**SHORT EXERCISE:**
For the copy, please give all of the data again exactly and leave the pictures out.

**RECORDS:**
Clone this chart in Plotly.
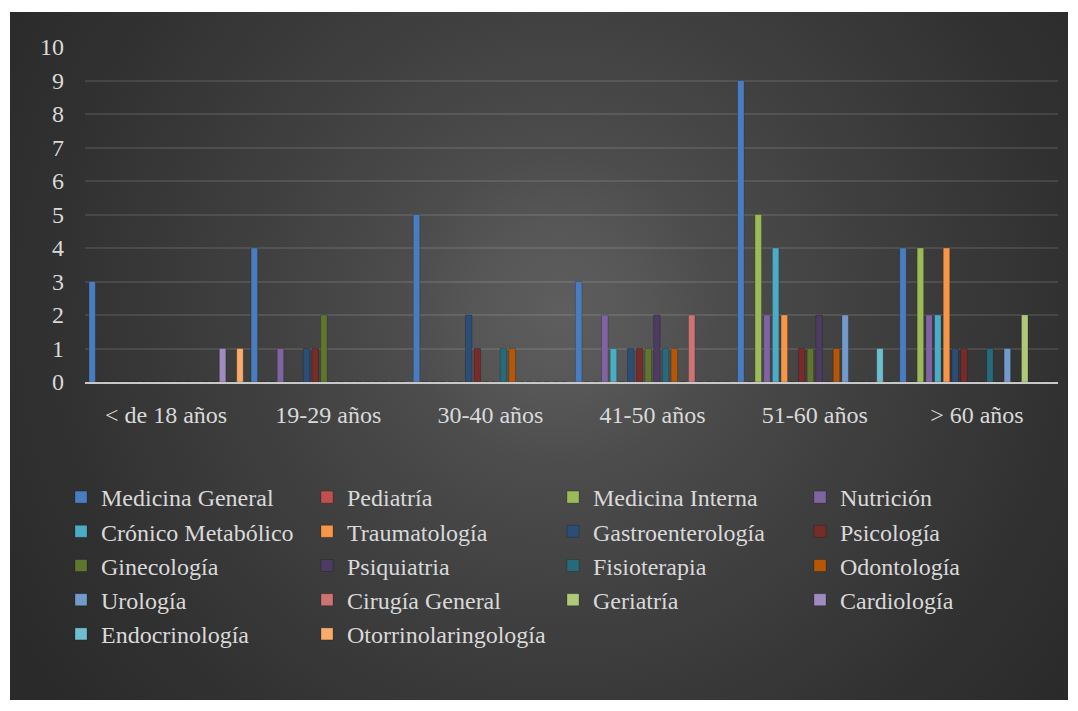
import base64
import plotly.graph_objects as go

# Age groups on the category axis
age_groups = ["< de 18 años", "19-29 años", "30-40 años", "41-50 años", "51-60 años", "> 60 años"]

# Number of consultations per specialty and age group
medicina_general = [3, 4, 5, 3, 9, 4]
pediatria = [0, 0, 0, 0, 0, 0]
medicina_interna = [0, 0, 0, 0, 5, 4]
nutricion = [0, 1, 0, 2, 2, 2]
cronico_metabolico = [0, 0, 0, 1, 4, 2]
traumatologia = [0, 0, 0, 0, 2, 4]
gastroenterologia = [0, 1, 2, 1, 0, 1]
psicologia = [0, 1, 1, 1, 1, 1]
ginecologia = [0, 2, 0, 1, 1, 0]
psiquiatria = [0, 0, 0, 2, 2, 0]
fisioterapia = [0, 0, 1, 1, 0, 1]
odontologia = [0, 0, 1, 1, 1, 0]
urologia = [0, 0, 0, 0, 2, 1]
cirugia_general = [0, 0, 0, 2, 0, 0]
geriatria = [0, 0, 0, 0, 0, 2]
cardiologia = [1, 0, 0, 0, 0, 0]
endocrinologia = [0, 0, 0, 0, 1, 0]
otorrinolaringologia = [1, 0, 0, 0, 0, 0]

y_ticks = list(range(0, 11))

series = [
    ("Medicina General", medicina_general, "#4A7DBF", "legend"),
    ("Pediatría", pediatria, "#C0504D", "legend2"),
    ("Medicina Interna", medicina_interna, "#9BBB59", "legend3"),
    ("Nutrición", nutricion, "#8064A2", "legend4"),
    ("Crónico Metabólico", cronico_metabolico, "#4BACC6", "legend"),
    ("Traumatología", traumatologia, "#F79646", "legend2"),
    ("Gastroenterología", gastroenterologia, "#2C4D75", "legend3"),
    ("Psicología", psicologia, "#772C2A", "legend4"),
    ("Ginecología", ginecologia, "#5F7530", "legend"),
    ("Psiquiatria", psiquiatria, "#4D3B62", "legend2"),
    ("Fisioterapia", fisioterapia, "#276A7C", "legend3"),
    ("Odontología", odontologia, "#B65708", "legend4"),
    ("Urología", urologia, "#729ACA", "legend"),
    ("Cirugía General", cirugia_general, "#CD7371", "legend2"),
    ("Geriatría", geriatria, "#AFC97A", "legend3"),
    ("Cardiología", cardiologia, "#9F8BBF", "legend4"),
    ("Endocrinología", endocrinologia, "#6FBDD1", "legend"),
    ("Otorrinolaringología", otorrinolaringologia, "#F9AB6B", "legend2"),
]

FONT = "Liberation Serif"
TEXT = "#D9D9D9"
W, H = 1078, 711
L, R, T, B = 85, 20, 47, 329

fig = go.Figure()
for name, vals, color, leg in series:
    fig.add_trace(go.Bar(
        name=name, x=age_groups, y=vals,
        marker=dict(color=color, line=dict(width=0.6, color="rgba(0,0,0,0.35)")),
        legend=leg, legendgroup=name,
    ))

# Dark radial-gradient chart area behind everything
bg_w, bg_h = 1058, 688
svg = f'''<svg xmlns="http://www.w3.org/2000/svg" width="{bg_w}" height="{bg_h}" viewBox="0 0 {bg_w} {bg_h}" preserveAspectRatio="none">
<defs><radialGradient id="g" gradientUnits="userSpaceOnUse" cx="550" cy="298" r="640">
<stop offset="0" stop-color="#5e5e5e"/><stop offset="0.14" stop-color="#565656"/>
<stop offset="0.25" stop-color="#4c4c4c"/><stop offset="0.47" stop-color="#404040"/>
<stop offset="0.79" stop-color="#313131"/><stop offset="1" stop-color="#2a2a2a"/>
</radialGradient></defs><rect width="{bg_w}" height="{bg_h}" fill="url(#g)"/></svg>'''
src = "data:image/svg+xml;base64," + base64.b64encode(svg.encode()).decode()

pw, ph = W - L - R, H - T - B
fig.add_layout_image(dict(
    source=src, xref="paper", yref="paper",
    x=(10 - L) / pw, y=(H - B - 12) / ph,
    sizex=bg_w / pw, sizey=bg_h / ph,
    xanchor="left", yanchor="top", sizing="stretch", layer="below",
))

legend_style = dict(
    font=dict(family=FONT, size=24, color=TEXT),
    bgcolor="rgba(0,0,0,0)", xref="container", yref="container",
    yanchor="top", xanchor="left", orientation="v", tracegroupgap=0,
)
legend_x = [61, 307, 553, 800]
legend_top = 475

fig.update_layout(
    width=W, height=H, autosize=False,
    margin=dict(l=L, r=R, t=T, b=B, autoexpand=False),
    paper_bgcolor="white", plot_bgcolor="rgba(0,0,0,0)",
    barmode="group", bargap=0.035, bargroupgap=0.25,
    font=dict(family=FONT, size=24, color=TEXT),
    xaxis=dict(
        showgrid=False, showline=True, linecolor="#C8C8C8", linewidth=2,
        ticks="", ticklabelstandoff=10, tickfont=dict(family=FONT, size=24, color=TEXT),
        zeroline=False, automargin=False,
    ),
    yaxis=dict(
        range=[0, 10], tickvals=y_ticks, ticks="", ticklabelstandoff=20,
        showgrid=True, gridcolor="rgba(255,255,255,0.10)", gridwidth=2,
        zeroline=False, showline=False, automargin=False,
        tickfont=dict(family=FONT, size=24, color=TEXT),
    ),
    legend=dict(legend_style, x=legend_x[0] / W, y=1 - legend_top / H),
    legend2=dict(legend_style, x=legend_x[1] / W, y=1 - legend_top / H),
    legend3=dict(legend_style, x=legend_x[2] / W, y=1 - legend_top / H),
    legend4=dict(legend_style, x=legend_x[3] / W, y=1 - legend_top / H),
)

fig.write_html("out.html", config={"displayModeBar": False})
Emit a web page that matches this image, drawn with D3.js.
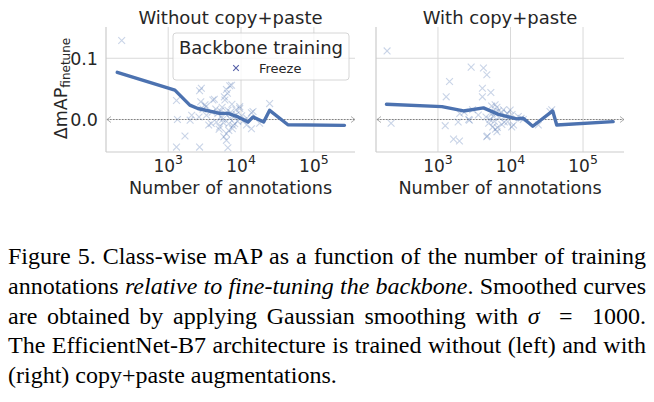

**ANSWER TO THIS EXERCISE:**
Clone this chart in Plotly.
import base64
import plotly.graph_objects as go

# Age groups on the category axis
age_groups = ["< de 18 años", "19-29 años", "30-40 años", "41-50 años", "51-60 años", "> 60 años"]

# Number of consultations per specialty and age group
medicina_general = [3, 4, 5, 3, 9, 4]
pediatria = [0, 0, 0, 0, 0, 0]
medicina_interna = [0, 0, 0, 0, 5, 4]
nutricion = [0, 1, 0, 2, 2, 2]
cronico_metabolico = [0, 0, 0, 1, 4, 2]
traumatologia = [0, 0, 0, 0, 2, 4]
gastroenterologia = [0, 1, 2, 1, 0, 1]
psicologia = [0, 1, 1, 1, 1, 1]
ginecologia = [0, 2, 0, 1, 1, 0]
psiquiatria = [0, 0, 0, 2, 2, 0]
fisioterapia = [0, 0, 1, 1, 0, 1]
odontologia = [0, 0, 1, 1, 1, 0]
urologia = [0, 0, 0, 0, 2, 1]
cirugia_general = [0, 0, 0, 2, 0, 0]
geriatria = [0, 0, 0, 0, 0, 2]
cardiologia = [1, 0, 0, 0, 0, 0]
endocrinologia = [0, 0, 0, 0, 1, 0]
otorrinolaringologia = [1, 0, 0, 0, 0, 0]

y_ticks = list(range(0, 11))

series = [
    ("Medicina General", medicina_general, "#4A7DBF", "legend"),
    ("Pediatría", pediatria, "#C0504D", "legend2"),
    ("Medicina Interna", medicina_interna, "#9BBB59", "legend3"),
    ("Nutrición", nutricion, "#8064A2", "legend4"),
    ("Crónico Metabólico", cronico_metabolico, "#4BACC6", "legend"),
    ("Traumatología", traumatologia, "#F79646", "legend2"),
    ("Gastroenterología", gastroenterologia, "#2C4D75", "legend3"),
    ("Psicología", psicologia, "#772C2A", "legend4"),
    ("Ginecología", ginecologia, "#5F7530", "legend"),
    ("Psiquiatria", psiquiatria, "#4D3B62", "legend2"),
    ("Fisioterapia", fisioterapia, "#276A7C", "legend3"),
    ("Odontología", odontologia, "#B65708", "legend4"),
    ("Urología", urologia, "#729ACA", "legend"),
    ("Cirugía General", cirugia_general, "#CD7371", "legend2"),
    ("Geriatría", geriatria, "#AFC97A", "legend3"),
    ("Cardiología", cardiologia, "#9F8BBF", "legend4"),
    ("Endocrinología", endocrinologia, "#6FBDD1", "legend"),
    ("Otorrinolaringología", otorrinolaringologia, "#F9AB6B", "legend2"),
]

FONT = "Liberation Serif"
TEXT = "#D9D9D9"
W, H = 1078, 711
L, R, T, B = 85, 20, 47, 329

fig = go.Figure()
for name, vals, color, leg in series:
    fig.add_trace(go.Bar(
        name=name, x=age_groups, y=vals,
        marker=dict(color=color, line=dict(width=0.6, color="rgba(0,0,0,0.35)")),
        legend=leg, legendgroup=name,
    ))

# Dark radial-gradient chart area behind everything
bg_w, bg_h = 1058, 688
svg = f'''<svg xmlns="http://www.w3.org/2000/svg" width="{bg_w}" height="{bg_h}" viewBox="0 0 {bg_w} {bg_h}" preserveAspectRatio="none">
<defs><radialGradient id="g" gradientUnits="userSpaceOnUse" cx="550" cy="298" r="640">
<stop offset="0" stop-color="#5e5e5e"/><stop offset="0.14" stop-color="#565656"/>
<stop offset="0.25" stop-color="#4c4c4c"/><stop offset="0.47" stop-color="#404040"/>
<stop offset="0.79" stop-color="#313131"/><stop offset="1" stop-color="#2a2a2a"/>
</radialGradient></defs><rect width="{bg_w}" height="{bg_h}" fill="url(#g)"/></svg>'''
src = "data:image/svg+xml;base64," + base64.b64encode(svg.encode()).decode()

pw, ph = W - L - R, H - T - B
fig.add_layout_image(dict(
    source=src, xref="paper", yref="paper",
    x=(10 - L) / pw, y=(H - B - 12) / ph,
    sizex=bg_w / pw, sizey=bg_h / ph,
    xanchor="left", yanchor="top", sizing="stretch", layer="below",
))

legend_style = dict(
    font=dict(family=FONT, size=24, color=TEXT),
    bgcolor="rgba(0,0,0,0)", xref="container", yref="container",
    yanchor="top", xanchor="left", orientation="v", tracegroupgap=0,
)
legend_x = [61, 307, 553, 800]
legend_top = 475

fig.update_layout(
    width=W, height=H, autosize=False,
    margin=dict(l=L, r=R, t=T, b=B, autoexpand=False),
    paper_bgcolor="white", plot_bgcolor="rgba(0,0,0,0)",
    barmode="group", bargap=0.035, bargroupgap=0.25,
    font=dict(family=FONT, size=24, color=TEXT),
    xaxis=dict(
        showgrid=False, showline=True, linecolor="#C8C8C8", linewidth=2,
        ticks="", ticklabelstandoff=10, tickfont=dict(family=FONT, size=24, color=TEXT),
        zeroline=False, automargin=False,
    ),
    yaxis=dict(
        range=[0, 10], tickvals=y_ticks, ticks="", ticklabelstandoff=20,
        showgrid=True, gridcolor="rgba(255,255,255,0.10)", gridwidth=2,
        zeroline=False, showline=False, automargin=False,
        tickfont=dict(family=FONT, size=24, color=TEXT),
    ),
    legend=dict(legend_style, x=legend_x[0] / W, y=1 - legend_top / H),
    legend2=dict(legend_style, x=legend_x[1] / W, y=1 - legend_top / H),
    legend3=dict(legend_style, x=legend_x[2] / W, y=1 - legend_top / H),
    legend4=dict(legend_style, x=legend_x[3] / W, y=1 - legend_top / H),
)

fig.write_html("out.html", config={"displayModeBar": False})
Emit a web page that matches this image, drawn with D3.js.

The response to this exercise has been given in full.